SUNRISE SISTER said...

Amen, Geezer.

Thank God also for all of those of the priesthood who are truly chosen and some way or another manage to bring new ways of looking at and for God to us....in spite of themselves.

Chris+ said...

There seem to be many competing visions of priesthood in the Church. The varying visions seem bound up in function. I think a more comprehensive understanding is appropriate.

If you reduce the priest to CEO, you risk losing the theological significance of the role. If you overemphasize the unique nature of the call, the danger is distancing the priest from the community. I believe it to be a balance.

Priesthood is different and unique, but the role is about being part of, not ruling from on high. The priest is charged by the Church and Christ to provide sacramental and community leadership faithful to the Gospel.

I believe authoritarian behavior stems from insecurity and anxiety. Good leadership invites others into leadership, it is not about "my way or the highway". Good leadership demands non-anxious clarity from the leader.

As a priest, I wish were better at it.

Country Parson said...

Here is the problem: priest (rector) as CEO is automatically equated with authoritarian, and that is a mistake. Priest as primary leader cannot be ducked, so the question is, in what way is primary leadership best manifested?
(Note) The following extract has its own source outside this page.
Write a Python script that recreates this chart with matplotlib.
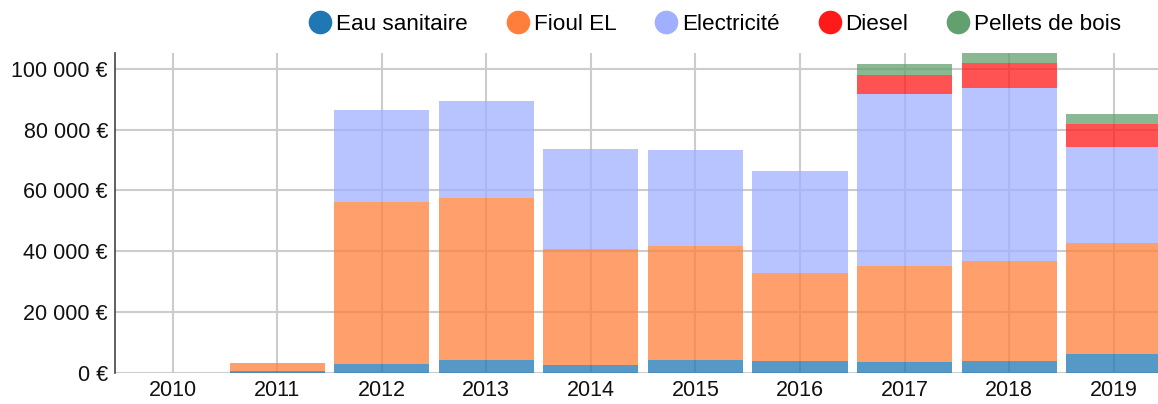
import matplotlib.pyplot as plt
from matplotlib.lines import Line2D
from matplotlib.ticker import FuncFormatter
import numpy as np

plt.rcParams['font.family'] = ['Liberation Sans', 'DejaVu Sans']

years = ['2010', '2011', '2012', '2013', '2014', '2015', '2016', '2017', '2018', '2019']
eau = [0, 500, 2800, 4300, 2500, 4200, 3800, 3500, 3800, 6100]
fioul = [0, 2800, 53400, 53300, 38300, 37600, 29100, 31700, 33000, 36700]
elec = [0, 0, 30300, 31900, 32900, 31500, 33500, 56600, 56900, 31500]
diesel = [0, 0, 0, 0, 0, 0, 0, 6300, 8200, 7400]
pellets = [0, 0, 0, 0, 0, 0, 0, 3500, 3500, 3500]

series = [
    ('Eau sanitaire', eau, '#1f77b4'),
    ('Fioul EL', fioul, '#ff7f3a'),
    ('Electricité', elec, '#a0b0ff'),
    ('Diesel', diesel, '#ff1a1a'),
    ('Pellets de bois', pellets, '#62a06f'),
]

fig = plt.figure(figsize=(11.58, 4.04), dpi=100)
ax = fig.add_axes([115 / 1158, 1 - 373 / 404, 1051 / 1158, 320 / 404])

x = np.arange(len(years))
bottom = np.zeros(len(years))
for name, vals, col in series:
    vals = np.array(vals, dtype=float)
    ax.bar(x, vals, width=0.91, bottom=bottom, color=col, alpha=0.75, zorder=3, linewidth=0)
    bottom += vals

ax.set_xlim(-0.55, 9.5)
ax.set_ylim(0, 105200)
ax.set_yticks([0, 20000, 40000, 60000, 80000, 100000])
ax.yaxis.set_major_formatter(FuncFormatter(lambda v, p: '{:,.0f} €'.format(v).replace(',', ' ')))
ax.set_xticks(x)
ax.set_xticklabels(years)
ax.tick_params(length=0, labelsize=15.5, colors='#111111', pad=5)
ax.grid(True, color='#cccccc', linewidth=1.5, zorder=0)
ax.set_axisbelow(True)
for s in ['top', 'right', 'bottom']:
    ax.spines[s].set_visible(False)
ax.spines['left'].set_color('#444444')
ax.spines['left'].set_linewidth(1.2)

handles = [Line2D([], [], marker='o', linestyle='', markersize=16, color=c, label=n)
           for n, v, c in series]
fig.legend(handles=handles, loc='upper right', bbox_to_anchor=(0.986, 1.015), ncol=5,
           frameon=False, fontsize=16.2, handletextpad=0.11, columnspacing=1.62,
           handlelength=1.2)

fig.savefig('out.png', dpi=100)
The answer has been well understood by the best of management experts for a very long time, but it is hard to implement because most people who find themselves in the role of primary leader have not been well prepared for it or are unwilling to do the hard work required. I tried to capture essence of it by writing that the job of primary leadership is to do what one can to ensure the conditions needed for others to achieve all the success they are capable of achieving in their own areas of responsibility. I actually wrote a book-length piece on the application of management theory to congregational life, which, by the very nature of its subject, sounded too boring to elicit much interest.

SUNRISE SISTER said...

The body of Christ - all of us is a must.

For me, my job in that body can be inspired and fed by the good leadership of the rector/pastor/priest-in-charge. It can also be squashed and starved by one who is inept in teaching or leading or administering the greater "body." I've always scoffed (some, I hope not too much - although I suppose a scoff is a scoff!) anyway, at those who selected a church by how many jokes the preacher could work into one sermon. That is not the leadership that I yearn for in a rector or a spiritual leader - he/she can keep me inspired if I'm allowed to see that person living out their life in the best way they can according to the teachings of Jesus.

The blessing of the Eucharist for me is that, if all else fails on Sunday - my pew mates, the music, the whatever, that I always have that special piece of God's love to take home with me.

I've been blessed to be in churches over my life that had leadership in both church admin of the body of Christ and in their daily lives being examples I've wanted to follow - only one that comes to mind that left me totally cold and he was a leader and example for many people....or so I was told that he was.